[BEGIN Input records]

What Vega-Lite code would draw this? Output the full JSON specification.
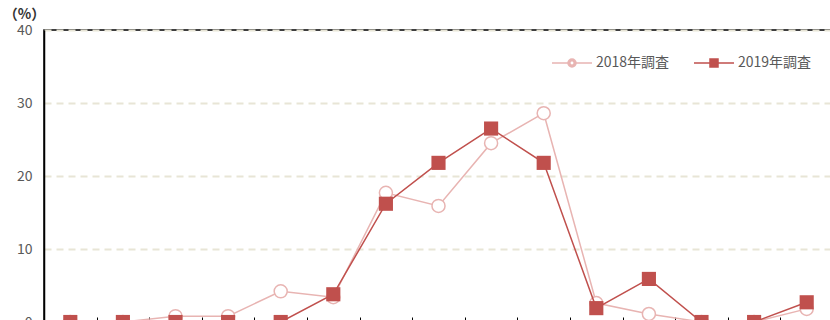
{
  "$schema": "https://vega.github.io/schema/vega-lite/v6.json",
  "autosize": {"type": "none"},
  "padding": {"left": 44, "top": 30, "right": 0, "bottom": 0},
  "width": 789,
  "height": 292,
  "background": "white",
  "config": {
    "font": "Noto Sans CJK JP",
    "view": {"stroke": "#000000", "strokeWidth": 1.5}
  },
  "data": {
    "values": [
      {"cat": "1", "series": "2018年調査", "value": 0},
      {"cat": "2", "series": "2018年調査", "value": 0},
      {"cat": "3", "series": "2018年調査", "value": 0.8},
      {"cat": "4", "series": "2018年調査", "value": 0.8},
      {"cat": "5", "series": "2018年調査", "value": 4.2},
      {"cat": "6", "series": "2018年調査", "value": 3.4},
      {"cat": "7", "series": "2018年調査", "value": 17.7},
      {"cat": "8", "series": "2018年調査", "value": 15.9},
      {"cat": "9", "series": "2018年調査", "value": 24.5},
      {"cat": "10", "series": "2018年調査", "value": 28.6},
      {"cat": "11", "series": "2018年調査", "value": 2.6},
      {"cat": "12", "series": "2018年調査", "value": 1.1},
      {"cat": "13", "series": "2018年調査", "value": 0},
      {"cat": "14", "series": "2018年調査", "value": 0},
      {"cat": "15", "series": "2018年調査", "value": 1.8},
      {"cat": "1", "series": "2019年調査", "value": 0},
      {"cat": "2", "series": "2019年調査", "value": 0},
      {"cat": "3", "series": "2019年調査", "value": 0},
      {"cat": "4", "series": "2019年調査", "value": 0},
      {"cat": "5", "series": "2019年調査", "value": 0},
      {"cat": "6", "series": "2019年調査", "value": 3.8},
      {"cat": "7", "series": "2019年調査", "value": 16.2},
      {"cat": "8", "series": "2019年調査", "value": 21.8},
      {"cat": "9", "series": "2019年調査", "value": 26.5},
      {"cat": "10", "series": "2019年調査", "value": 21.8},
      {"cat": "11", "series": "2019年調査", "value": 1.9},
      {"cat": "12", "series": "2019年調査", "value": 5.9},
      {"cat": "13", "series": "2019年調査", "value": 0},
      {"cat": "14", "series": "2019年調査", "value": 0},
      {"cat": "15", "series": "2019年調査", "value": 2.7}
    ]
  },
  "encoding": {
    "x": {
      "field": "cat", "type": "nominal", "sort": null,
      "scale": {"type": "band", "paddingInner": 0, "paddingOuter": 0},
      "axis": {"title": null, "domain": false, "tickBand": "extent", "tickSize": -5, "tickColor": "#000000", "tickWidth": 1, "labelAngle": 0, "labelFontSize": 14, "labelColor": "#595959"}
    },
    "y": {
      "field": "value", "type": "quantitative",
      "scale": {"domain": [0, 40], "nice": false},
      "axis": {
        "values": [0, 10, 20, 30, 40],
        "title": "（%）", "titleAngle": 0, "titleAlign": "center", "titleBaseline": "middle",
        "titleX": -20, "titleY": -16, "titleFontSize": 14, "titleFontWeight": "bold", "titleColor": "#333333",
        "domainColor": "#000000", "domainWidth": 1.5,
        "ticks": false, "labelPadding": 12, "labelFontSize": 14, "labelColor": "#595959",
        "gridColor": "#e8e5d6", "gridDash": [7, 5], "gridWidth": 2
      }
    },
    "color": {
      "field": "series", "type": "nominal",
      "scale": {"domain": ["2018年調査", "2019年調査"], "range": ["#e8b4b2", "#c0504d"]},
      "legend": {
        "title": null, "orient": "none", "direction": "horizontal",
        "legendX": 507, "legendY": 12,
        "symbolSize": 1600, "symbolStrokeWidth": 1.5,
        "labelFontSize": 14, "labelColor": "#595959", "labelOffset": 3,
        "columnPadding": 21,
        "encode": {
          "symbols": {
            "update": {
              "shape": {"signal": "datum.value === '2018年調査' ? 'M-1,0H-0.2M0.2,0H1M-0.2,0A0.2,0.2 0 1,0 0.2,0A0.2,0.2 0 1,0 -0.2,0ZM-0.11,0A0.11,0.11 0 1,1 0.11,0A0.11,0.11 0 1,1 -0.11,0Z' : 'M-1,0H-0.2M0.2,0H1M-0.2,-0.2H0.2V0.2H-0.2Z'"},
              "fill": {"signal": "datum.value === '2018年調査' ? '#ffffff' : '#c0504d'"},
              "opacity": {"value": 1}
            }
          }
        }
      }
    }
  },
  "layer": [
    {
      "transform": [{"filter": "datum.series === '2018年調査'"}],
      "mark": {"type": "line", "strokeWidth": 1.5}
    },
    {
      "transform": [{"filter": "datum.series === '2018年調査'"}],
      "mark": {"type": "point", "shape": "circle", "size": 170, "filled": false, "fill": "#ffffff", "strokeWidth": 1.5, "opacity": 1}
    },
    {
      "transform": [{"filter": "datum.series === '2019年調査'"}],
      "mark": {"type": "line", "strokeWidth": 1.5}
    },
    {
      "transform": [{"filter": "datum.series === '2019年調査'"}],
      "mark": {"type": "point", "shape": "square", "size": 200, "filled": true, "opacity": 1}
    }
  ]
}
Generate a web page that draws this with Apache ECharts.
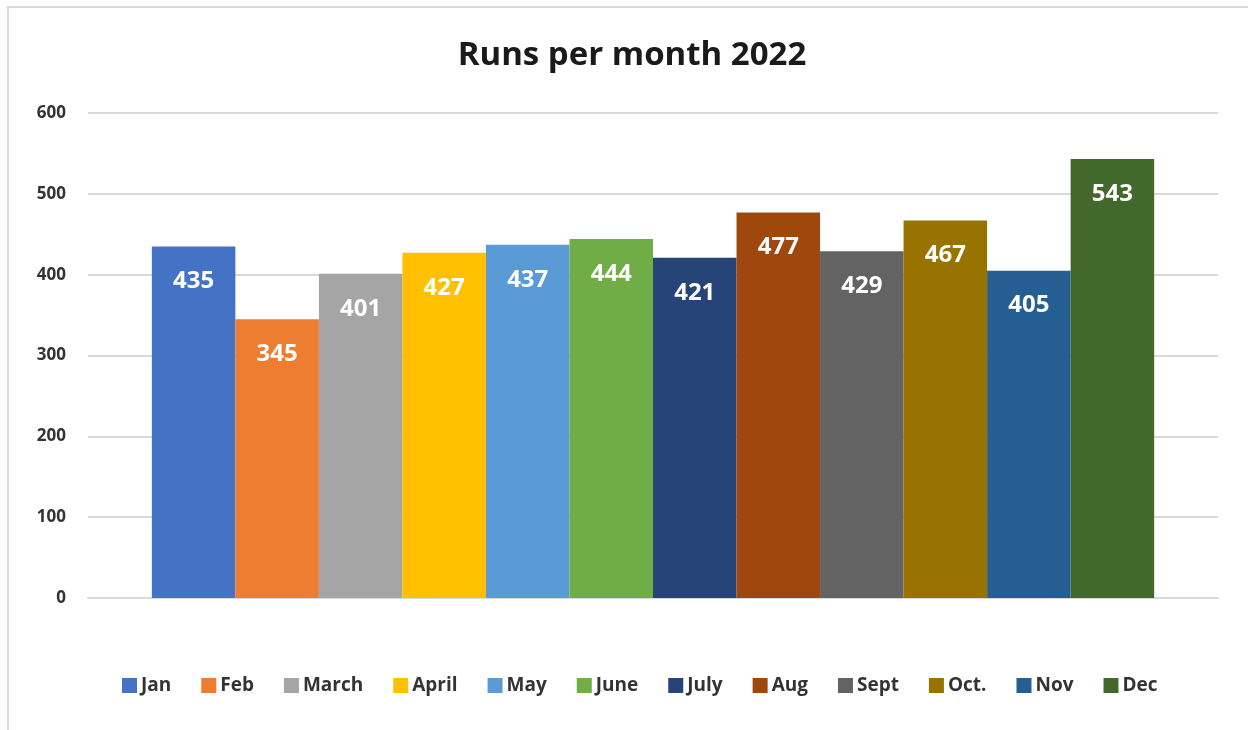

[END Input records]

Reproduce all the entries that precede this task, word for word, minus any pictures.

What Vega-Lite code would draw this? Output the full JSON specification.
{
  "$schema": "https://vega.github.io/schema/vega-lite/v6.json",
  "autosize": {"type": "none"},
  "padding": {"left": 44, "top": 30, "right": 0, "bottom": 0},
  "width": 789,
  "height": 292,
  "background": "white",
  "config": {
    "font": "Noto Sans CJK JP",
    "view": {"stroke": "#000000", "strokeWidth": 1.5}
  },
  "data": {
    "values": [
      {"cat": "1", "series": "2018年調査", "value": 0},
      {"cat": "2", "series": "2018年調査", "value": 0},
      {"cat": "3", "series": "2018年調査", "value": 0.8},
      {"cat": "4", "series": "2018年調査", "value": 0.8},
      {"cat": "5", "series": "2018年調査", "value": 4.2},
      {"cat": "6", "series": "2018年調査", "value": 3.4},
      {"cat": "7", "series": "2018年調査", "value": 17.7},
      {"cat": "8", "series": "2018年調査", "value": 15.9},
      {"cat": "9", "series": "2018年調査", "value": 24.5},
      {"cat": "10", "series": "2018年調査", "value": 28.6},
      {"cat": "11", "series": "2018年調査", "value": 2.6},
      {"cat": "12", "series": "2018年調査", "value": 1.1},
      {"cat": "13", "series": "2018年調査", "value": 0},
      {"cat": "14", "series": "2018年調査", "value": 0},
      {"cat": "15", "series": "2018年調査", "value": 1.8},
      {"cat": "1", "series": "2019年調査", "value": 0},
      {"cat": "2", "series": "2019年調査", "value": 0},
      {"cat": "3", "series": "2019年調査", "value": 0},
      {"cat": "4", "series": "2019年調査", "value": 0},
      {"cat": "5", "series": "2019年調査", "value": 0},
      {"cat": "6", "series": "2019年調査", "value": 3.8},
      {"cat": "7", "series": "2019年調査", "value": 16.2},
      {"cat": "8", "series": "2019年調査", "value": 21.8},
      {"cat": "9", "series": "2019年調査", "value": 26.5},
      {"cat": "10", "series": "2019年調査", "value": 21.8},
      {"cat": "11", "series": "2019年調査", "value": 1.9},
      {"cat": "12", "series": "2019年調査", "value": 5.9},
      {"cat": "13", "series": "2019年調査", "value": 0},
      {"cat": "14", "series": "2019年調査", "value": 0},
      {"cat": "15", "series": "2019年調査", "value": 2.7}
    ]
  },
  "encoding": {
    "x": {
      "field": "cat", "type": "nominal", "sort": null,
      "scale": {"type": "band", "paddingInner": 0, "paddingOuter": 0},
      "axis": {"title": null, "domain": false, "tickBand": "extent", "tickSize": -5, "tickColor": "#000000", "tickWidth": 1, "labelAngle": 0, "labelFontSize": 14, "labelColor": "#595959"}
    },
    "y": {
      "field": "value", "type": "quantitative",
      "scale": {"domain": [0, 40], "nice": false},
      "axis": {
        "values": [0, 10, 20, 30, 40],
        "title": "（%）", "titleAngle": 0, "titleAlign": "center", "titleBaseline": "middle",
        "titleX": -20, "titleY": -16, "titleFontSize": 14, "titleFontWeight": "bold", "titleColor": "#333333",
        "domainColor": "#000000", "domainWidth": 1.5,
        "ticks": false, "labelPadding": 12, "labelFontSize": 14, "labelColor": "#595959",
        "gridColor": "#e8e5d6", "gridDash": [7, 5], "gridWidth": 2
      }
    },
    "color": {
      "field": "series", "type": "nominal",
      "scale": {"domain": ["2018年調査", "2019年調査"], "range": ["#e8b4b2", "#c0504d"]},
      "legend": {
        "title": null, "orient": "none", "direction": "horizontal",
        "legendX": 507, "legendY": 12,
        "symbolSize": 1600, "symbolStrokeWidth": 1.5,
        "labelFontSize": 14, "labelColor": "#595959", "labelOffset": 3,
        "columnPadding": 21,
        "encode": {
          "symbols": {
            "update": {
              "shape": {"signal": "datum.value === '2018年調査' ? 'M-1,0H-0.2M0.2,0H1M-0.2,0A0.2,0.2 0 1,0 0.2,0A0.2,0.2 0 1,0 -0.2,0ZM-0.11,0A0.11,0.11 0 1,1 0.11,0A0.11,0.11 0 1,1 -0.11,0Z' : 'M-1,0H-0.2M0.2,0H1M-0.2,-0.2H0.2V0.2H-0.2Z'"},
              "fill": {"signal": "datum.value === '2018年調査' ? '#ffffff' : '#c0504d'"},
              "opacity": {"value": 1}
            }
          }
        }
      }
    }
  },
  "layer": [
    {
      "transform": [{"filter": "datum.series === '2018年調査'"}],
      "mark": {"type": "line", "strokeWidth": 1.5}
    },
    {
      "transform": [{"filter": "datum.series === '2018年調査'"}],
      "mark": {"type": "point", "shape": "circle", "size": 170, "filled": false, "fill": "#ffffff", "strokeWidth": 1.5, "opacity": 1}
    },
    {
      "transform": [{"filter": "datum.series === '2019年調査'"}],
      "mark": {"type": "line", "strokeWidth": 1.5}
    },
    {
      "transform": [{"filter": "datum.series === '2019年調査'"}],
      "mark": {"type": "point", "shape": "square", "size": 200, "filled": true, "opacity": 1}
    }
  ]
}
Generate a web page that draws this with Apache ECharts.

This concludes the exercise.